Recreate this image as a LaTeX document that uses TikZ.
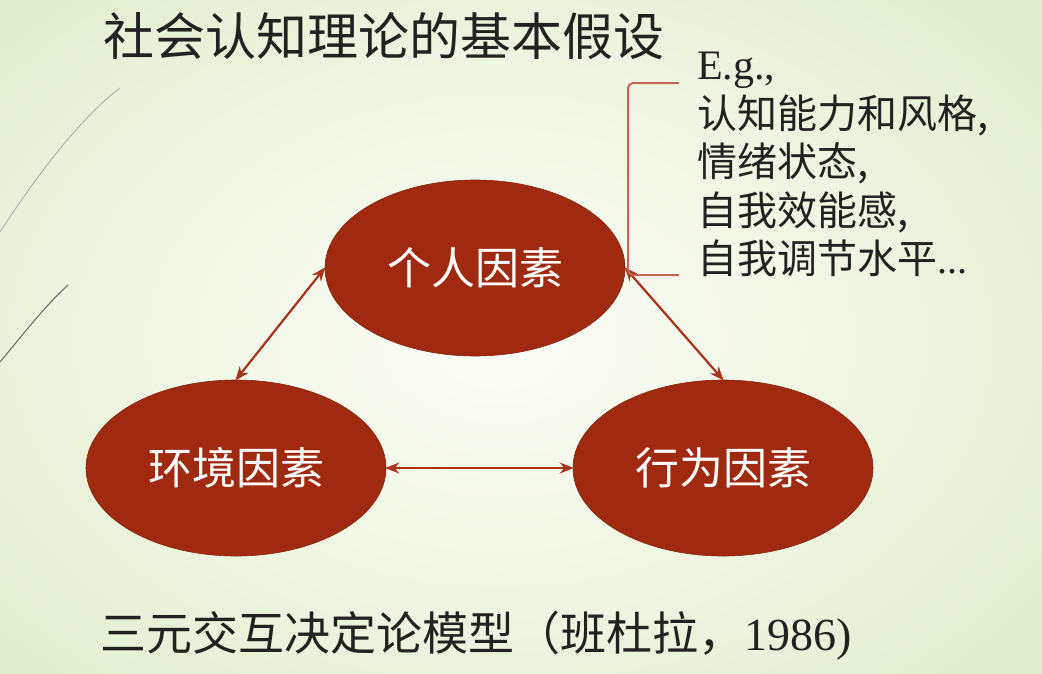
\documentclass[tikz,border=0pt]{standalone}
\usepackage{fontspec}
\usetikzlibrary{shapes.geometric,arrows.meta}
\setmainfont{Liberation Serif}
\newfontfamily\cjk{Noto Sans CJK SC}
\newfontfamily\latinserif{Liberation Serif}

\definecolor{bgin}{RGB}{253,253,249}
\definecolor{bgout}{RGB}{228,239,208}
\definecolor{ovalred}{RGB}{160,42,16}
\definecolor{arrowred}{RGB}{168,50,26}
\definecolor{bracketred}{RGB}{196,104,86}
\definecolor{inktext}{RGB}{34,34,34}

\tikzset{
  factor/.style={ellipse, fill=ovalred, draw=ovalred!85!black, line width=0.6pt,
    minimum width=300pt, minimum height=176pt, inner sep=0pt,
    text=white, font=\cjk\fontsize{44}{48}\selectfont},
  link/.style={{Stealth[length=14pt,width=11pt]}-{Stealth[length=14pt,width=11pt]},
    draw=arrowred, line width=2.2pt, shorten <=-1pt, shorten >=-1pt},
  bracket/.style={draw=bracketred, line width=2pt, rounded corners=5pt},
  sweep/.style={line width=1pt, line cap=round},
  heading/.style={anchor=base west, inner sep=0pt, text=inktext},
}

\begin{document}
\begin{tikzpicture}[x=1pt, y=-1pt]
  % page and soft radial background
  \useasboundingbox (0,0) rectangle (1042,673);
  \shade[inner color=bgin, outer color=bgout] (-160,-120) rectangle (1160,800);

  % decorative sweeping lines at the left edge
  \draw[sweep, draw=gray!60] (0,232) .. controls (35,178) and (80,118) .. (120,88);
  \draw[sweep, draw=gray!80!black] (0,362) .. controls (25,332) and (45,306) .. (68,285);

  % title
  \node[heading, font=\cjk\fontsize{51}{56}\selectfont] (title) at (103,55) {社会认知理论的基本假设};

  % the three interacting factors
  \node[factor] (person) at (475,268) {个人因素};
  \node[factor] (env)    at (236,468) {环境因素};
  \node[factor] (behav)  at (723,468) {行为因素};

  \draw[link] (person.west) -- (env.north);
  \draw[link] (person.east) -- (behav.north);
  \draw[link] (env.east) -- (behav.west);

  % examples of personal factors
  \node[anchor=north west, inner sep=0pt, align=left, text=inktext,
        font=\cjk\fontsize{40}{48.5}\selectfont] (examples) at (697,52)
    {{\latinserif\fontsize{42}{48.5}\selectfont E.g.,}\\认知能力和风格,\\情绪状态,\\自我效能感,\\自我调节水平{\latinserif ...}};

  % bracket tying the examples to the personal factor
  \coordinate (bTop) at (679,83);
  \coordinate (bBot) at (679,275);
  \draw[bracket] (bTop) -- (628,83) -- (628,275) -- (bBot);

  % caption
  \node[heading, font=\cjk\fontsize{46}{50}\selectfont] (caption) at (100,650)
    {三元交互决定论模型（班杜拉，{\latinserif 1986)}};
\end{tikzpicture}
\end{document}
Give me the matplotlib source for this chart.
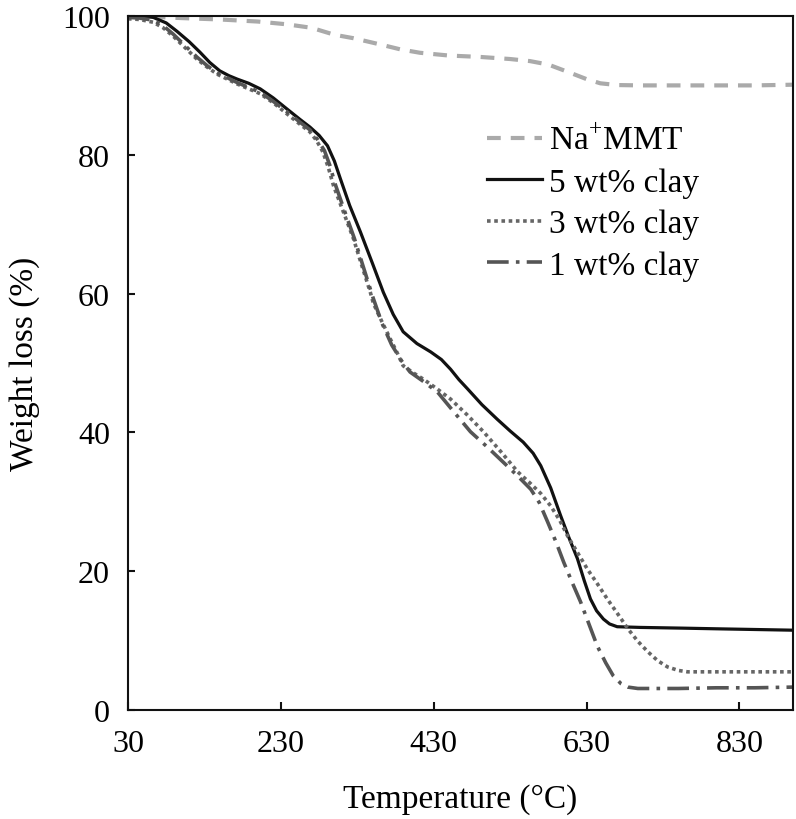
import numpy as np
import matplotlib
matplotlib.use("Agg")
import matplotlib.pyplot as plt

plt.rcParams['font.family'] = ['Liberation Serif', 'DejaVu Serif']
plt.rcParams['mathtext.fontset'] = 'custom'
plt.rcParams['mathtext.rm'] = 'Liberation Serif'

# Na+MMT
t_mmt = [30, 60, 100, 150, 200, 238, 270, 300, 325, 360, 386, 412, 450, 491, 530, 556, 580, 609, 630, 648, 670, 700, 750, 800, 850, 900]
w_mmt = [100, 99.9, 99.7, 99.5, 99.2, 98.8, 98.3, 97.3, 96.8, 95.9, 95.2, 94.7, 94.3, 94.1, 93.8, 93.5, 93.0, 91.8, 90.9, 90.3, 90.05, 90.0, 90.0, 90.0, 90.0, 90.1]

# 5 wt% clay
t_5 = [30, 45, 63, 80, 94, 110, 124, 137, 150, 162, 173, 188, 203, 220, 238, 255, 268, 280, 291, 300, 308, 320, 334, 350, 364, 377, 390, 408, 426, 440, 452, 463, 474, 493, 513, 530, 547, 560, 570, 583, 596, 607, 618, 627, 635, 643, 652, 660, 670, 700, 753, 800, 850, 900]
w_5 = [100, 100, 99.8, 99.0, 97.8, 96.3, 94.8, 93.3, 92.1, 91.4, 90.9, 90.3, 89.5, 88.2, 86.6, 85.1, 84.0, 82.8, 81.3, 79.1, 76.5, 72.7, 68.9, 64.3, 60.2, 57.0, 54.5, 52.8, 51.6, 50.5, 49.1, 47.6, 46.3, 44.0, 41.9, 40.2, 38.6, 37.0, 35.2, 32.0, 28.0, 24.8, 21.8, 18.6, 16.0, 14.3, 13.1, 12.4, 12.0, 11.9, 11.8, 11.7, 11.6, 11.5]

# 3 wt% clay
t_3 = [30, 45, 63, 76, 89, 105, 120, 134, 147, 160, 173, 188, 203, 220, 238, 255, 268, 277, 285, 292, 299, 312, 325, 336, 347, 351, 362, 373, 382, 390, 403, 416, 434, 452, 474, 495, 518, 540, 555, 570, 583, 595, 605, 618, 631, 644, 657, 671, 684, 697, 710, 723, 736, 750, 762, 800, 850, 900]
w_3 = [99.6, 99.5, 99.1, 98.3, 97.1, 95.4, 93.8, 92.6, 91.6, 90.9, 90.2, 89.5, 88.8, 87.5, 85.9, 84.4, 83.3, 82.0, 80.4, 78.2, 75.5, 71.7, 67.9, 64.0, 60.2, 58.6, 56.0, 53.5, 51.5, 49.6, 48.6, 47.7, 46.3, 44.8, 42.5, 40.1, 37.2, 34.3, 32.8, 31.2, 29.4, 27.3, 25.1, 22.7, 20.3, 18.2, 16.0, 13.8, 11.7, 9.9, 8.4, 7.1, 6.2, 5.7, 5.5, 5.5, 5.5, 5.5]

# 1 wt% clay
t_1 = [30, 45, 63, 76, 89, 105, 120, 134, 147, 160, 173, 188, 203, 220, 238, 255, 268, 278, 287, 294, 301, 313, 326, 338, 350, 362, 375, 388, 399, 417, 435, 456, 478, 500, 521, 540, 557, 568, 579, 590, 600, 611, 622, 633, 644, 655, 665, 675, 684, 697, 710, 750, 800, 850, 900]
w_1 = [99.8, 99.7, 99.4, 98.6, 97.4, 95.7, 94.1, 92.8, 91.8, 91.1, 90.4, 89.7, 89.0, 87.7, 86.2, 84.7, 83.6, 82.2, 80.6, 78.5, 75.8, 72.0, 68.0, 63.8, 59.6, 55.8, 52.6, 50.3, 48.7, 47.3, 45.8, 43.0, 40.1, 37.9, 35.7, 33.7, 31.8, 29.9, 27.1, 24.2, 21.3, 18.4, 15.6, 12.4, 9.2, 6.8, 4.9, 3.8, 3.3, 3.1, 3.1, 3.1, 3.2, 3.2, 3.3]

fig = plt.figure(figsize=(7.96, 8.20), dpi=100)
ax = fig.add_axes([128/796, 1 - 711/820, (793-128)/796, (711-17)/820])

ax.plot(t_mmt, w_mmt, color='#aaaaaa', lw=3.0, linestyle=(0, (3.3, 2.4)), label=r'Na$^{+}$MMT')
ax.plot(t_5, w_5, color='#111111', lw=2.3, linestyle='-', label='5 wt% clay')
ax.plot(t_3, w_3, color='#666666', lw=2.6, linestyle=(0, (1, 1)), label='3 wt% clay')
ax.plot(t_1, w_1, color='#555555', lw=2.6, linestyle=(0, (6, 2, 1, 2)), label='1 wt% clay')

ax.set_xlim(30, 900)
ax.set_ylim(0, 100)
ax.set_xticks([30, 230, 430, 630, 830])
ax.set_yticks([0, 20, 40, 60, 80, 100])

for s in ax.spines.values():
    s.set_linewidth(1.5)
    s.set_color('#111111')
ax.tick_params(axis='x', direction='in', length=6, width=1.5, labelsize=23, pad=14, color='#111111')
ax.tick_params(axis='y', direction='in', length=5, width=1.5, labelsize=23, pad=13, color='#111111')

ax.set_xlabel('Temperature (°C)', fontsize=24, labelpad=18)
ax.set_ylabel('Weight loss (%)', fontsize=24, labelpad=16)

leg = ax.legend(loc='upper left', bbox_to_anchor=(0.52, 0.862), frameon=False,
                fontsize=24, handlelength=1.65, handletextpad=0.22, labelspacing=0.33,
                borderaxespad=0)

fig.savefig('out.png', dpi=100)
________
Exercise aim: Go over the data above and copy every line that has the word "this" in it.

Response to the task:
Recreate this image as a LaTeX document that uses TikZ.
Give me the matplotlib source for this chart.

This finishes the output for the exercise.